WASHINGTON: Nouveau coup de théâtre à Washington: les conservateurs ont lancé vendredi une procédure pour destituer le chef de la Chambre des représentants, le républicain Mike Johnson, après un vote sur le budget du gouvernement qu'ils jugent bien trop dépensier.
L'élue Marjorie Taylor Greene, proche de Donald Trump, a déclaré avoir déposé une motion pour évincer le leader de l'institution, qu'elle a accusé de "trahison".
"Il nous faut un nouveau speaker", a-t-elle affirmé à des journalistes, accusant le responsable, seulement en poste depuis octobre, d'être dans les "bras des démocrates".
L'élue de Géorgie, bien connue pour ses frasques, ses provocations et ses remarques injurieuses, a justifié cette mesure en assurant que le budget de 1.200 milliards de dollars adopté par la Chambre plus tôt dans la journée ne défendait pas les intérêts de son parti.
Il est pourtant impératif pour les deux chambres du Congrès d'approuver ce texte avant minuit pour éviter un assèchement soudain des finances de l'Etat fédéral.
Cette paralysie, que les Américains surnomment "shutdown", n'est d'ailleurs toujours pas à exclure, puisque le calendrier est encore très flou sur la tenue d'un vote au Sénat, lui-même secoué par des mutineries républicaines.
Querelles
L'annonce par Marjorie Taylor Greene de la procédure de destitution a provoqué une onde de choc dans la capitale américaine.
Mais il n'est pas encore très clair quand cette mesure sera débattue, ni ses chances de succès.
Ce rebondissement, quoique spectaculaire, a aussi un véritable air de déjà vu.
L'ancien "speaker" de la Chambre, Kevin McCarthy, avait été destitué il y a seulement quelques mois dans un scénario très similaire.
Mike Johnson sera-t-il le deuxième leader républicain à faire les frais de tractations budgétaires?
La tension qui règne autour de l'adoption de ces lois de finances est telle, que les Etats-Unis ne sont pas parvenus jusqu'ici à adopter un quelconque budget pour 2024 -- une situation à laquelle aucune autre grande économie mondiale n'est confrontée.
Les parlementaires n'ont été capables pour l'instant que d'adopter une série de mini-lois pour prolonger le budget de l'Etat fédéral de quelques jours, quelques mois tout au plus.
Dès qu'un de ces mini-budgets est sur le point d'expirer, comme ce doit être le cas pour l'un d'entre eux vendredi, revient le risque que l'administration fédérale ne soit mise partiellement à l'arrêt.
Ce qui arriverait vendredi à minuit, sans vote du Sénat.

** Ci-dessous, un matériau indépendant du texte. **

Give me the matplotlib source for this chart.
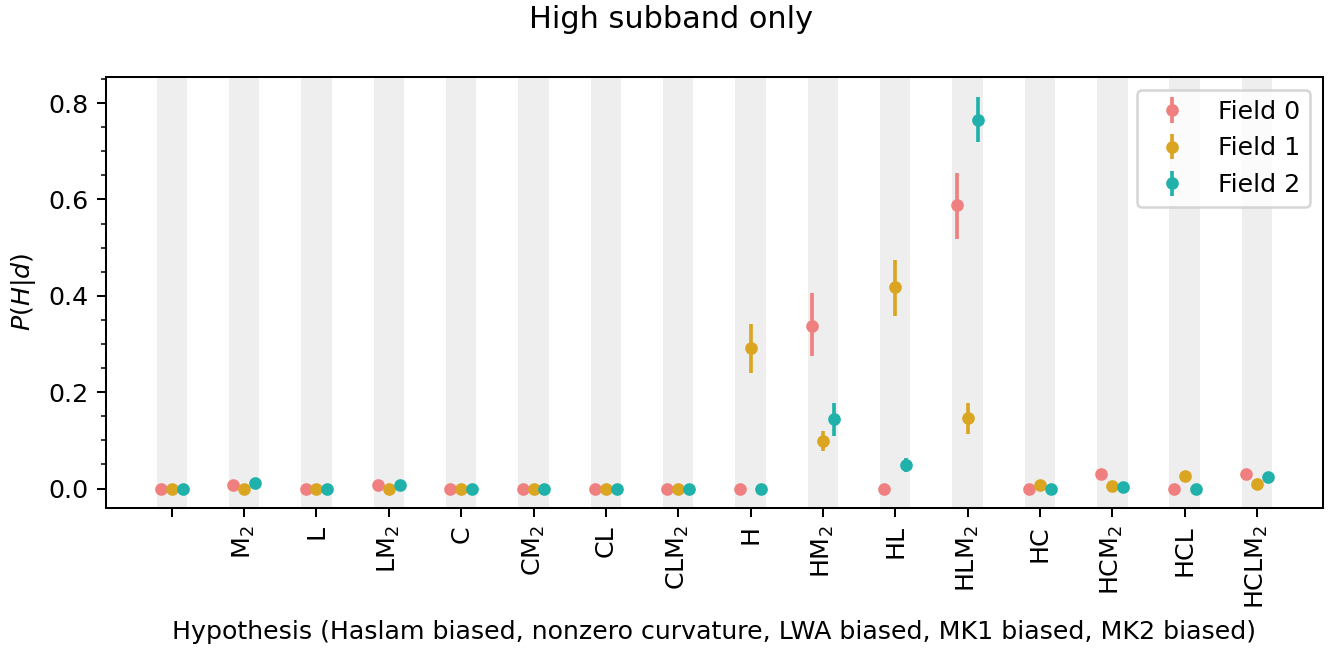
import matplotlib
matplotlib.use("Agg")
import matplotlib.pyplot as plt
import numpy as np
from matplotlib.ticker import MultipleLocator

hypotheses = ['', 'M$_2$', 'L', 'LM$_2$', 'C', 'CM$_2$', 'CL', 'CLM$_2$',
              'H', 'HM$_2$', 'HL', 'HLM$_2$', 'HC', 'HCM$_2$', 'HCL', 'HCLM$_2$']

field0 = [0.0, 0.008, 0.0, 0.008, 0.0, 0.0, 0.0, 0.0,
          0.0, 0.338, 0.0, 0.588, 0.0, 0.030, 0.0, 0.030]
field0_lo = [0.0, 0.008, 0.0, 0.008, 0.0, 0.0, 0.0, 0.0,
             0.0, 0.275, 0.0, 0.517, 0.0, 0.030, 0.0, 0.030]
field0_hi = [0.0, 0.008, 0.0, 0.008, 0.0, 0.0, 0.0, 0.0,
             0.0, 0.405, 0.0, 0.655, 0.0, 0.030, 0.0, 0.030]

field1 = [0.0, 0.0, 0.0, 0.0, 0.0, 0.0, 0.0, 0.0,
          0.291, 0.099, 0.419, 0.146, 0.007, 0.005, 0.026, 0.009]
field1_lo = [0.0, 0.0, 0.0, 0.0, 0.0, 0.0, 0.0, 0.0,
             0.239, 0.078, 0.359, 0.113, 0.007, 0.005, 0.026, 0.009]
field1_hi = [0.0, 0.0, 0.0, 0.0, 0.0, 0.0, 0.0, 0.0,
             0.341, 0.120, 0.475, 0.177, 0.007, 0.005, 0.026, 0.009]

field2 = [0.0, 0.011, 0.0, 0.007, 0.0, 0.0, 0.0, 0.0,
          0.0, 0.144, 0.049, 0.765, 0.0, 0.004, 0.0, 0.023]
field2_lo = [0.0, 0.011, 0.0, 0.007, 0.0, 0.0, 0.0, 0.0,
             0.0, 0.110, 0.034, 0.720, 0.0, 0.004, 0.0, 0.023]
field2_hi = [0.0, 0.011, 0.0, 0.007, 0.0, 0.0, 0.0, 0.0,
             0.0, 0.177, 0.063, 0.813, 0.0, 0.004, 0.0, 0.023]

series = [
    ("Field 0", field0, field0_lo, field0_hi, "#F08080", -0.15),
    ("Field 1", field1, field1_lo, field1_hi, "#DAA520", 0.0),
    ("Field 2", field2, field2_lo, field2_hi, "#20B2AA", 0.15),
]

DPI = 182
fig = plt.figure(figsize=(1343 / DPI, 651 / DPI), dpi=DPI)
ax = fig.add_axes([0.0789, 0.2204, 0.9061, 0.6613])

x = np.arange(len(hypotheses))
for i in x:
    ax.axvspan(i - 0.21, i + 0.21, color="#EEEEEE", lw=0, zorder=0)

for name, v, lo, hi, col, off in series:
    v = np.array(v); lo = np.array(lo); hi = np.array(hi)
    yerr = np.vstack([v - lo, hi - v])
    ax.errorbar(x + off, v, yerr=yerr, fmt='o', color=col, ms=4.0,
                elinewidth=1.45, capsize=0, label=name, zorder=3)

ax.set_xticks(x)
ax.set_xticklabels(hypotheses, rotation=90)
ax.set_xlim(-0.91, 15.91)
ax.set_ylim(-0.0394, 0.854)
ax.yaxis.set_major_locator(MultipleLocator(0.2))
ax.yaxis.set_minor_locator(MultipleLocator(0.05))
ax.set_ylabel('$P(H|d)$')
ax.set_xlabel('Hypothesis (Haslam biased, nonzero curvature, LWA biased, MK1 biased, MK2 biased)')
ax.legend(loc='upper right')
fig.suptitle('High subband only', y=0.993, fontsize=12)

fig.savefig('out.png', dpi=DPI)
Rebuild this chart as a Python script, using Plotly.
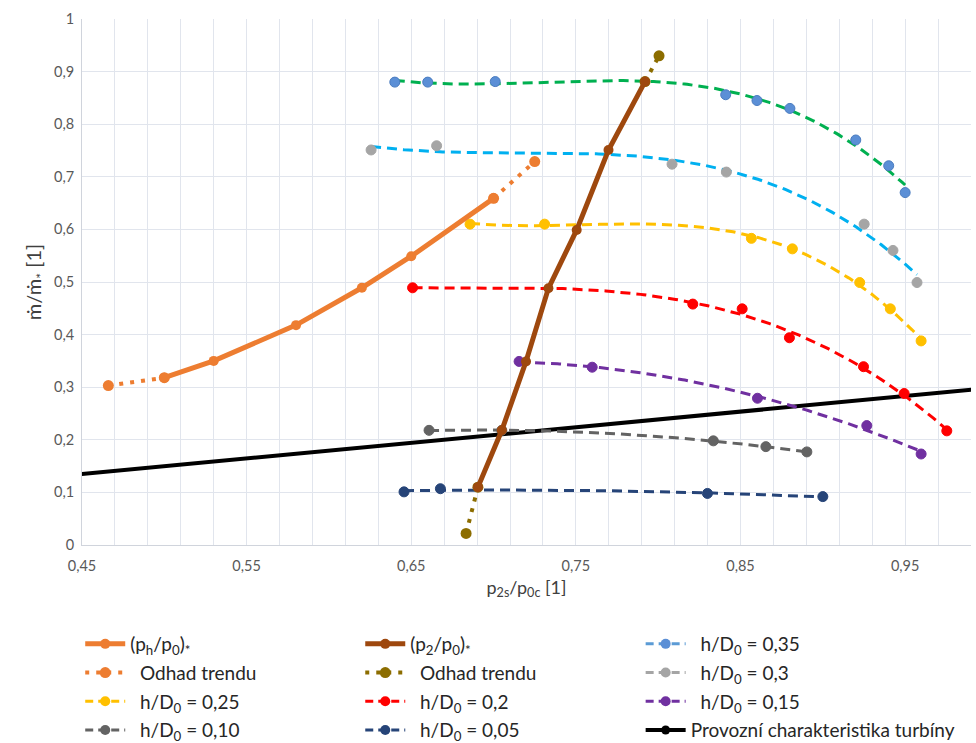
import numpy as np
import plotly.graph_objects as go

# ---- data -------------------------------------------------------------
# (p_h/p_0)* critical curve
ph_x = [0.50, 0.53, 0.58, 0.62, 0.65, 0.70]
ph_y = [0.318, 0.350, 0.418, 0.489, 0.549, 0.659]
# trend estimate for (p_h/p_0)* (two extrapolated segments)
ph_est_x = [0.466, 0.50, None, 0.70, 0.725]
ph_est_y = [0.303, 0.318, None, 0.659, 0.729]

# (p_2/p_0)* critical curve
p2_x = [0.6905, 0.705, 0.7197, 0.7333, 0.7505, 0.7698, 0.792]
p2_y = [0.110, 0.218, 0.349, 0.488, 0.599, 0.751, 0.881]
# trend estimate for (p_2/p_0)*
p2_est_x = [0.6833, 0.6905, None, 0.792, 0.8005]
p2_est_y = [0.022, 0.110, None, 0.881, 0.930]

# measured series for individual h/D0
hd35_x = [0.640, 0.660, 0.701, 0.841, 0.860, 0.880, 0.920, 0.940, 0.950]
hd35_y = [0.880, 0.880, 0.881, 0.856, 0.845, 0.830, 0.770, 0.721, 0.670]

hd30_x = [0.6256, 0.6654, 0.8084, 0.8414, 0.9251, 0.9426, 0.9572]
hd30_y = [0.751, 0.759, 0.724, 0.709, 0.610, 0.560, 0.499]

hd25_x = [0.6857, 0.731, 0.8566, 0.8815, 0.9224, 0.941, 0.9597]
hd25_y = [0.610, 0.610, 0.583, 0.563, 0.499, 0.449, 0.388]

hd20_x = [0.6508, 0.821, 0.851, 0.8797, 0.9247, 0.9494, 0.9753]
hd20_y = [0.489, 0.458, 0.449, 0.394, 0.339, 0.288, 0.217]

hd15_x = [0.7155, 0.7599, 0.8603, 0.9267, 0.9597]
hd15_y = [0.349, 0.338, 0.279, 0.227, 0.173]

hd10_x = [0.6608, 0.705, 0.8335, 0.8654, 0.8903]
hd10_y = [0.218, 0.218, 0.198, 0.187, 0.177]

hd05_x = [0.6456, 0.6677, 0.8299, 0.900]
hd05_y = [0.101, 0.107, 0.098, 0.092]

# turbine operating characteristic
turb_x = [0.40, 1.05]
turb_y = [0.120, 0.313]

# axis ticks
x_tick_vals = [0.45, 0.55, 0.65, 0.75, 0.85, 0.95]
x_tick_text = ["0,45", "0,55", "0,65", "0,75", "0,85", "0,95"]
y_tick_vals = [0, 0.1, 0.2, 0.3, 0.4, 0.5, 0.6, 0.7, 0.8, 0.9, 1.0]
y_tick_text = ["0", "0,1", "0,2", "0,3", "0,4", "0,5", "0,6", "0,7", "0,8", "0,9", "1"]

FONT = "Lato"
SP = "\u00a0\u00a0"

# h/D0 series: name, x, y, marker colour, trendline colour, legend line colour,
# polynomial degree of the trendline, legend column, row
series = [
    ("h/D<sub>0</sub> = 0,35", hd35_x, hd35_y, "#5B8FD6", "#00B050", "#5B9BD5", 3, "legend3", 1),
    ("h/D<sub>0</sub> = 0,3", hd30_x, hd30_y, "#A5A5A5", "#00B0F0", "#A5A5A5", 3, "legend3", 2),
    ("h/D<sub>0</sub> = 0,25", hd25_x, hd25_y, "#FFC000", "#FFC000", "#FFC000", 3, "legend", 3),
    ("h/D<sub>0</sub> = 0,2", hd20_x, hd20_y, "#FF0000", "#FF0000", "#FF0000", 3, "legend2", 3),
    ("h/D<sub>0</sub> = 0,15", hd15_x, hd15_y, "#7030A0", "#7030A0", "#7030A0", 2, "legend3", 3),
    ("h/D<sub>0</sub> = 0,10", hd10_x, hd10_y, "#636363", "#636363", "#636363", 2, "legend", 4),
    ("h/D<sub>0</sub> = 0,05", hd05_x, hd05_y, "#264478", "#264478", "#264478", 2, "legend2", 4),
]

DASH = "10px,6px"

fig = go.Figure()

# operating characteristic (drawn first, below the rest)
fig.add_trace(go.Scatter(
    x=turb_x, y=turb_y, mode="lines+markers",
    line=dict(color="black", width=4), marker=dict(color="black", size=9),
    name="Provozní charakteristika turbíny", legend="legend3", legendrank=4,
    legendgroup="turb",
))

# polynomial trendlines of the h/D0 series
for name, xs, ys, mcol, tcol, lcol, deg, leg, rank in series:
    coef = np.polyfit(xs, ys, deg)
    xf = np.linspace(min(xs), max(xs), 200)
    fig.add_trace(go.Scatter(
        x=xf, y=np.polyval(coef, xf), mode="lines",
        line=dict(color=tcol, width=3, dash=DASH),
        showlegend=False, hoverinfo="skip",
    ))

# measured points of the h/D0 series
for name, xs, ys, mcol, tcol, lcol, deg, leg, rank in series:
    edge = "#4A7CC0" if mcol == "#5B8FD6" else mcol
    fig.add_trace(go.Scatter(
        x=xs, y=ys, mode="markers",
        marker=dict(color=mcol, size=10, line=dict(color=edge, width=1)),
        name=name, legendgroup=name, showlegend=False,
    ))
    # legend entry: dashed line with marker
    fig.add_trace(go.Scatter(
        x=[None], y=[None], mode="lines+markers",
        line=dict(color=lcol, width=3, dash="8px,5px"),
        marker=dict(color=mcol, size=10),
        name=SP + name, legendgroup=name, legend=leg, legendrank=rank,
    ))

# trend estimates
fig.add_trace(go.Scatter(
    x=ph_est_x, y=ph_est_y, mode="lines+markers",
    line=dict(color="#ED7D31", width=4, dash="4px,7px"),
    marker=dict(color="#ED7D31", size=11),
    name=SP + "Odhad trendu", legend="legend", legendrank=2, legendgroup="ph_est",
))
fig.add_trace(go.Scatter(
    x=p2_est_x, y=p2_est_y, mode="lines+markers",
    line=dict(color="#8C6D00", width=4, dash="4px,7px"),
    marker=dict(color="#8C6D00", size=11),
    name=SP + "Odhad trendu", legend="legend2", legendrank=2, legendgroup="p2_est",
))

# critical curves
fig.add_trace(go.Scatter(
    x=ph_x, y=ph_y, mode="lines+markers",
    line=dict(color="#ED7D31", width=5), marker=dict(color="#ED7D31", size=10),
    name="(p<sub>h</sub>/p<sub>0</sub>)<sub>*</sub>", legend="legend", legendrank=1,
    legendgroup="ph",
))
fig.add_trace(go.Scatter(
    x=p2_x, y=p2_y, mode="lines+markers",
    line=dict(color="#9E480E", width=5), marker=dict(color="#9E480E", size=10),
    name="(p<sub>2</sub>/p<sub>0</sub>)<sub>*</sub>", legend="legend2", legendrank=1,
    legendgroup="p2",
))

GRID = "#E1E5ED"
LEG_TOP = -0.1521


def col_legend(xpos):
    return dict(
        orientation="v", x=xpos, y=LEG_TOP, xanchor="left", yanchor="top",
        itemwidth=40, tracegroupgap=1,
        font=dict(family=FONT, size=19, color="#262626"),
        bgcolor="rgba(0,0,0,0)", traceorder="grouped",
    )


fig.update_layout(
    width=976, height=743,
    margin=dict(l=82, r=5, t=19, b=198, autoexpand=False),
    paper_bgcolor="white", plot_bgcolor="white",
    font=dict(family=FONT, color="#595959"),
    showlegend=True,
    legend=col_legend(-0.002),
    legend2=col_legend(0.3130),
    legend3=col_legend(0.6284),
    xaxis=dict(
        range=[0.45, 0.99], tickmode="array",
        tickvals=x_tick_vals, ticktext=x_tick_text,
        tickfont=dict(size=14.5, color="#595959"), ticklabelstandoff=8,
        showgrid=True, gridcolor=GRID, gridwidth=1,
        minor=dict(tickmode="linear", tick0=0.45, dtick=0.02, showgrid=True,
                   gridcolor=GRID, gridwidth=1),
        showline=True, linecolor="#D0D4DC", linewidth=1,
        zeroline=False, ticks="", automargin=False,
        title=dict(text="p<sub>2s</sub>/p<sub>0c</sub> [1]",
                   font=dict(size=18, color="#404040"), standoff=7),
    ),
    yaxis=dict(
        range=[0, 1], tickmode="array",
        tickvals=y_tick_vals, ticktext=y_tick_text,
        tickfont=dict(size=14.5, color="#595959"), ticklabelstandoff=4,
        showgrid=True, gridcolor=GRID, gridwidth=1,
        showline=True, linecolor="#D0D4DC", linewidth=1,
        zeroline=False, ticks="", automargin=False,
        title=dict(text="ṁ/ṁ<sub>*</sub> [1]",
                   font=dict(size=20, color="#404040"), standoff=6),
    ),
)

fig.write_html("out.html")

La liste des conséquences potentielles d'une paralysie de l'Etat est longue: des militaires et des agents de la sécurité des transports non payés, des administrations à l'arrêt, certaines aides gelées...
Une situation extrêmement impopulaire auprès des Américains et dont la plupart des effets se feraient sentir en début de semaine.
Fonds coupés pour l'Unrwa
S'il est finalement adopté, le projet de loi présenté jeudi prolongera le budget américain jusqu'à la fin de l'exercice financier, soit le 30 septembre.
Ce texte de 1.012 pages, fruit de tractations très acrimonieuses, contient des mesures qui auraient de fortes répercussions à l'étranger.
Le texte interdit ainsi tout financement direct des Etats-Unis à l'agence de l'ONU pour les réfugiés palestiniens, l'Unrwa, au coeur d'une controverse depuis qu'Israël a accusé fin janvier 12 de ses quelque 13.000 employés à Gaza d'être impliqués dans l'attaque meurtrière du 7 octobre perpétrée par le Hamas.
Le projet de loi en débat vendredi contient aussi des centaines de millions de dollars pour Taïwan, mais ne débloque aucun financement pour l'Ukraine, l'enveloppe pour Kiev faisant l'objet de négociations séparées.
Le texte débattu vendredi contient aussi plusieurs mesures liées à l'immigration -- un sujet explosif en pleine campagne présidentielle -- et une litanie de mesures, pas forcément liées au budget.
Un texte adopté le 9 mars avait déjà permis de boucler une autre partie du budget de 2024.